House hacking is the simplest real estate strategy that works. You buy a small multi-unit property — a duplex, triplex, or fourplex — live in one of the units, and rent the others. The rental income from your tenants offsets a huge portion of your mortgage, so your true cost of housing drops to a fraction of what rent would have been.
It works because of a quirk in U.S. mortgage policy: as long as you live in the property for the first 12 months, you qualify for owner-occupied financing on up to four units. That means FHA loans at 3.5% down, conventional loans at 15% down, or VA loans at 0% down.

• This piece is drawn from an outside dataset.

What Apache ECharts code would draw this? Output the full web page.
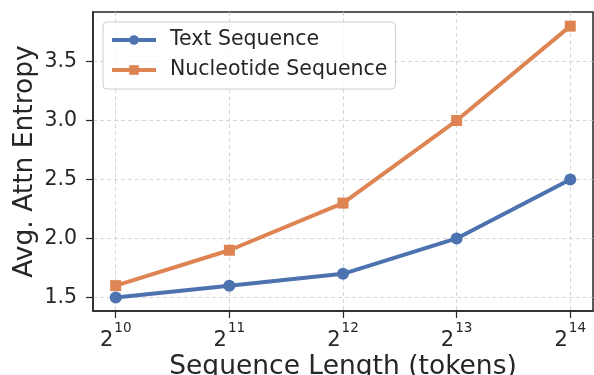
<!DOCTYPE html>
<html><head><meta charset="utf-8">
<script src="https://cdn.jsdelivr.net/npm/echarts@6/dist/echarts.min.js"></script>
<style>html,body{margin:0;padding:0;background:#fff}#c{width:594px;height:375px}</style>
</head><body><div id="c"></div>
<script>
const exponents = [10, 11, 12, 13, 14];
const textSeq = [1.5, 1.6, 1.7, 2.0, 2.5];
const nucSeq = [1.6, 1.9, 2.3, 3.0, 3.8];
const yTicks = [1.5, 2.0, 2.5, 3.0, 3.5];
const seriesNames = ['Text Sequence', 'Nucleotide Sequence'];

const chart = echarts.init(document.getElementById('c'), null, {renderer: 'canvas'});
const font = 'DejaVu Sans';
const dark = '#262626';
chart.setOption({
  animation: false,
  textStyle: {fontFamily: font},
  grid: {left: 93, right: 1, top: 12, bottom: 64, containLabel: false, outerBoundsMode: 'none',
         show: true, borderColor: dark, borderWidth: 1.5, backgroundColor: 'transparent'},
  legend: {
    left: 103, top: 22, orient: 'vertical',
    itemWidth: 44, itemHeight: 12, itemGap: 8,
    padding: [7, 8, 8, 7],
    backgroundColor: 'rgba(255,255,255,0.8)', borderColor: '#cccccc', borderWidth: 1, borderRadius: 4,
    lineStyle: {width: 4},
    textStyle: {fontFamily: font, fontSize: 20.5, lineHeight: 22, color: dark, padding: [0, 0, 0, 9]},
    data: seriesNames
  },
  xAxis: {
    type: 'value', min: 9.8, max: 14.2,
    name: 'Sequence Length (tokens)', nameLocation: 'middle', nameGap: 43, nameMoveOverlap: false,
    nameTextStyle: {fontFamily: font, fontSize: 26.5, color: dark},
    axisLine: {show: true, onZero: false, lineStyle: {color: dark, width: 1.5}},
    axisTick: {show: true, length: 7, lineStyle: {color: dark, width: 1.2}, customValues: exponents},
    axisLabel: {
      customValues: exponents, margin: 10, color: dark,
      formatter: v => '{b|2}{s|' + Math.round(v) + '}',
      rich: {b: {fontSize: 21, fontFamily: font, color: dark, verticalAlign: 'bottom', padding: [9,0,0,0]},
             s: {fontSize: 13.5, fontFamily: font, color: dark, verticalAlign: 'top', padding: [0,0,9,1]}}
    },
    splitLine: {show: true, lineStyle: {color: '#cccccc', type: [4, 3], width: 0.8}}
  },
  yAxis: {
    type: 'value', min: 1.385, max: 3.92,
    name: 'Avg. Attn Entropy', nameLocation: 'middle', nameGap: 54, nameMoveOverlap: false,
    nameTextStyle: {fontFamily: font, fontSize: 26.5, color: dark},
    axisLine: {show: true, lineStyle: {color: dark, width: 1.5}},
    axisTick: {show: true, length: 7, lineStyle: {color: dark, width: 1.2}, customValues: yTicks},
    axisLabel: {customValues: yTicks, margin: 16, fontSize: 20.5, color: dark, fontFamily: font,
                formatter: v => v.toFixed(1)},
    splitLine: {show: true, lineStyle: {color: '#cccccc', type: [4, 3], width: 0.8}}
  },
  series: [
    {name: seriesNames[0], type: 'line', data: exponents.map((e, i) => [e, textSeq[i]]),
     symbol: 'circle', symbolSize: 12, lineStyle: {width: 4, color: '#4c72b0'},
     itemStyle: {color: '#4c72b0'}, z: 3},
    {name: seriesNames[1], type: 'line', data: exponents.map((e, i) => [e, nucSeq[i]]),
     symbol: 'rect', symbolSize: 11, lineStyle: {width: 4, color: '#dd8452'},
     itemStyle: {color: '#dd8452'}, z: 2}
  ]
});
</script></body></html>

Pure investment-property loans, by contrast, demand 20–25% down and charge a premium on the rate.
The FHA 3.5% rule, in plain English.
The Federal Housing Administration insures owner-occupied mortgages with very low down payment requirements. The 3.5% minimum applies to 1–4 unit properties, as long as the buyer occupies one of the units as their primary residence. On a $500,000 fourplex, that's $17,500 down — versus $100,000+ to buy the same property as an investor.
There are caveats: FHA loan limits vary by county, you'll pay mortgage insurance until your equity reaches 20%, and the property has to pass an FHA appraisal. But for a first-time house hacker, FHA is almost always the cheapest way in.
The single-family ADU variant.
Don't want a multi-unit? An ADU (accessory dwelling unit) — a basement apartment, garage conversion, or in-law suite on a regular single-family property — gives you most of the same math. You're still living in the main home, but the ADU produces $800–$2,000+ in monthly rent depending on your market.
Some cities have made ADUs much easier to permit in recent years, which has quietly created one of the best house-hacking opportunities of the decade — buy a single-family home with a permitted ADU and you get owner-occupied financing on what is essentially a duplex.
Tax write-offs you should not miss.
The rented portion of a house hack is, for tax purposes, a rental property. That means you can deduct your pro-rata share of mortgage interest, property tax, insurance, utilities, repairs, and depreciation against the rental income. For a fourplex where you occupy one unit, roughly 75% of those costs flow through as deductions.
Depreciation is the underrated piece: the IRS lets you deduct a small fraction of the building's value each year as "wear and tear," even though the property is usually appreciating. For many house hackers, depreciation alone makes the rental income tax-free or near it for years.
The honest trade-offs.
- You are a landlord. Tenant screening, lease drafting, late rent, and the occasional 11 PM repair call all become your problem.
- You live next to your tenants. Choose carefully — a single bad tenant is a much bigger problem when they're on the other side of your wall.
- Maintenance scales with units. A fourplex has four water heaters, four sets of appliances, and four toilets that can fail.
- Vacancy hurts more in the early years. We model a vacancy reserve in the calculator above, but a single empty unit in month 6 can sting.
- Owner-occupancy is enforced. Lying about intent to occupy is mortgage fraud — don't do it. Plan to actually live there for 12 months.